Your objective:
Transcribe everything in the data word for word. Pictures are left out.

BEGIN Information shown

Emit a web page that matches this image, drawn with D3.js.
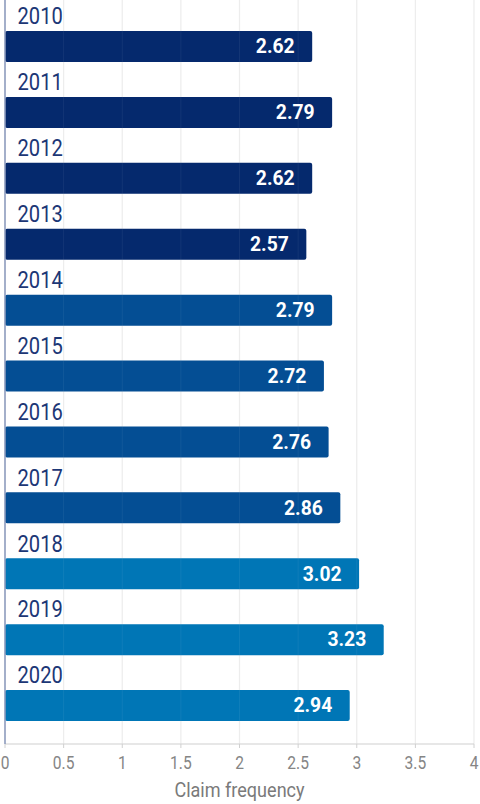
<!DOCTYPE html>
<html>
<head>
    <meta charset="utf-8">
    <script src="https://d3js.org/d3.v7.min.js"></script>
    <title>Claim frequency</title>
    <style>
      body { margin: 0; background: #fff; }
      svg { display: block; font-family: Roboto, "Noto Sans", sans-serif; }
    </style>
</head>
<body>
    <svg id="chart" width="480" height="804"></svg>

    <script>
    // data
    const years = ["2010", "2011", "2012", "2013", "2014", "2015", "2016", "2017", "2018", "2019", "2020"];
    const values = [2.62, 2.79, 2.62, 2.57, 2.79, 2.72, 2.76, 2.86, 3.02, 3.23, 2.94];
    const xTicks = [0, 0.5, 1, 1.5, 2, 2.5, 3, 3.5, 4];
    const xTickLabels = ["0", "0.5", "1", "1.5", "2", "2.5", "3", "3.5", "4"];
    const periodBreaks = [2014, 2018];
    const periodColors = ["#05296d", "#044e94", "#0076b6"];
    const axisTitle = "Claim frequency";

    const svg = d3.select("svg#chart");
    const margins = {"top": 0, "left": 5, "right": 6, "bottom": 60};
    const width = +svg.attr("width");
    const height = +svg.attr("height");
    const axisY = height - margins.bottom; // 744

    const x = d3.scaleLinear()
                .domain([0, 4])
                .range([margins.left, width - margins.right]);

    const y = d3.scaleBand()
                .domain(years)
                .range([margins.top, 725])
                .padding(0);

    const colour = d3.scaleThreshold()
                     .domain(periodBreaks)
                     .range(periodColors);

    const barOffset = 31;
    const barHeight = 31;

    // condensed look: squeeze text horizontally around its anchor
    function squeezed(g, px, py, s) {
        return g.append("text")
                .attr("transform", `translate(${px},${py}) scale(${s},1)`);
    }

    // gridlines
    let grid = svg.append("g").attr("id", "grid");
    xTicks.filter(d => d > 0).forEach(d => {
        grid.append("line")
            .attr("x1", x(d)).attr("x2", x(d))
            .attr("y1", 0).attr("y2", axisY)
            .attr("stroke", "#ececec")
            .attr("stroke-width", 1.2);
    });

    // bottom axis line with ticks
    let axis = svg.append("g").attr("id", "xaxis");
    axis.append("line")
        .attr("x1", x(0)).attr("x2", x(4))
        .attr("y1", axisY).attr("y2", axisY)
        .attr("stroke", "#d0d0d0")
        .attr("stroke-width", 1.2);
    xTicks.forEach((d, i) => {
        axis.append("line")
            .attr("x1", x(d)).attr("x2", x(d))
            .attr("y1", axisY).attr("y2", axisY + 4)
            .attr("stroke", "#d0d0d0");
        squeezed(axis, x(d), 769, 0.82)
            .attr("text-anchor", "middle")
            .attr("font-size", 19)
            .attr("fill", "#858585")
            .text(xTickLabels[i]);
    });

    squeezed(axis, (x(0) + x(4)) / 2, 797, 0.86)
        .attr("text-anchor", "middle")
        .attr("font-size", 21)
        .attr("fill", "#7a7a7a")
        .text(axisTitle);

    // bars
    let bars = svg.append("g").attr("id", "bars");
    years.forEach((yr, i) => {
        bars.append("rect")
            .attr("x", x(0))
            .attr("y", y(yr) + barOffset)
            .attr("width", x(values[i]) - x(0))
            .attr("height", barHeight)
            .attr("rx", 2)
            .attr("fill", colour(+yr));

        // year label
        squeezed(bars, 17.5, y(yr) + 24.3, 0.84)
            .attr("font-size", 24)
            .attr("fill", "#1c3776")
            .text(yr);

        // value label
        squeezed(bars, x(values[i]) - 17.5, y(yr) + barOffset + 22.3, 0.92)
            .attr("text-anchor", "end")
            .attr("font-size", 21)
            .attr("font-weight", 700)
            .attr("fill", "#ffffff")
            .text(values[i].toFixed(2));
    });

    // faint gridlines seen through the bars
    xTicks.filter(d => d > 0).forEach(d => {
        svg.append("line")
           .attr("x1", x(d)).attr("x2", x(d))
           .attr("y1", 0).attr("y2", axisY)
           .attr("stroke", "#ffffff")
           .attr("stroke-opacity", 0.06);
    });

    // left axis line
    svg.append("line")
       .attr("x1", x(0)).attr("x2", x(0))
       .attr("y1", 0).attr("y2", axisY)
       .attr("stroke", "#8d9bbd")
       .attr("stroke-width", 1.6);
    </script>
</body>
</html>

END Information shown

Finished answer:
Emit a web page that matches this image, drawn with D3.js.
<!DOCTYPE html>
<html>
<head>
    <meta charset="utf-8">
    <script src="https://d3js.org/d3.v7.min.js"></script>
    <title>Claim frequency</title>
    <style>
      body { margin: 0; background: #fff; }
      svg { display: block; font-family: Roboto, "Noto Sans", sans-serif; }
    </style>
</head>
<body>
    <svg id="chart" width="480" height="804"></svg>

    <script>
    // data
    const years = ["2010", "2011", "2012", "2013", "2014", "2015", "2016", "2017", "2018", "2019", "2020"];
    const values = [2.62, 2.79, 2.62, 2.57, 2.79, 2.72, 2.76, 2.86, 3.02, 3.23, 2.94];
    const xTicks = [0, 0.5, 1, 1.5, 2, 2.5, 3, 3.5, 4];
    const xTickLabels = ["0", "0.5", "1", "1.5", "2", "2.5", "3", "3.5", "4"];
    const periodBreaks = [2014, 2018];
    const periodColors = ["#05296d", "#044e94", "#0076b6"];
    const axisTitle = "Claim frequency";

    const svg = d3.select("svg#chart");
    const margins = {"top": 0, "left": 5, "right": 6, "bottom": 60};
    const width = +svg.attr("width");
    const height = +svg.attr("height");
    const axisY = height - margins.bottom; // 744

    const x = d3.scaleLinear()
                .domain([0, 4])
                .range([margins.left, width - margins.right]);

    const y = d3.scaleBand()
                .domain(years)
                .range([margins.top, 725])
                .padding(0);

    const colour = d3.scaleThreshold()
                     .domain(periodBreaks)
                     .range(periodColors);

    const barOffset = 31;
    const barHeight = 31;

    // condensed look: squeeze text horizontally around its anchor
    function squeezed(g, px, py, s) {
        return g.append("text")
                .attr("transform", `translate(${px},${py}) scale(${s},1)`);
    }

    // gridlines
    let grid = svg.append("g").attr("id", "grid");
    xTicks.filter(d => d > 0).forEach(d => {
        grid.append("line")
            .attr("x1", x(d)).attr("x2", x(d))
            .attr("y1", 0).attr("y2", axisY)
            .attr("stroke", "#ececec")
            .attr("stroke-width", 1.2);
    });

    // bottom axis line with ticks
    let axis = svg.append("g").attr("id", "xaxis");
    axis.append("line")
        .attr("x1", x(0)).attr("x2", x(4))
        .attr("y1", axisY).attr("y2", axisY)
        .attr("stroke", "#d0d0d0")
        .attr("stroke-width", 1.2);
    xTicks.forEach((d, i) => {
        axis.append("line")
            .attr("x1", x(d)).attr("x2", x(d))
            .attr("y1", axisY).attr("y2", axisY + 4)
            .attr("stroke", "#d0d0d0");
        squeezed(axis, x(d), 769, 0.82)
            .attr("text-anchor", "middle")
            .attr("font-size", 19)
            .attr("fill", "#858585")
            .text(xTickLabels[i]);
    });

    squeezed(axis, (x(0) + x(4)) / 2, 797, 0.86)
        .attr("text-anchor", "middle")
        .attr("font-size", 21)
        .attr("fill", "#7a7a7a")
        .text(axisTitle);

    // bars
    let bars = svg.append("g").attr("id", "bars");
    years.forEach((yr, i) => {
        bars.append("rect")
            .attr("x", x(0))
            .attr("y", y(yr) + barOffset)
            .attr("width", x(values[i]) - x(0))
            .attr("height", barHeight)
            .attr("rx", 2)
            .attr("fill", colour(+yr));

        // year label
        squeezed(bars, 17.5, y(yr) + 24.3, 0.84)
            .attr("font-size", 24)
            .attr("fill", "#1c3776")
            .text(yr);

        // value label
        squeezed(bars, x(values[i]) - 17.5, y(yr) + barOffset + 22.3, 0.92)
            .attr("text-anchor", "end")
            .attr("font-size", 21)
            .attr("font-weight", 700)
            .attr("fill", "#ffffff")
            .text(values[i].toFixed(2));
    });

    // faint gridlines seen through the bars
    xTicks.filter(d => d > 0).forEach(d => {
        svg.append("line")
           .attr("x1", x(d)).attr("x2", x(d))
           .attr("y1", 0).attr("y2", axisY)
           .attr("stroke", "#ffffff")
           .attr("stroke-opacity", 0.06);
    });

    // left axis line
    svg.append("line")
       .attr("x1", x(0)).attr("x2", x(0))
       .attr("y1", 0).attr("y2", axisY)
       .attr("stroke", "#8d9bbd")
       .attr("stroke-width", 1.6);
    </script>
</body>
</html>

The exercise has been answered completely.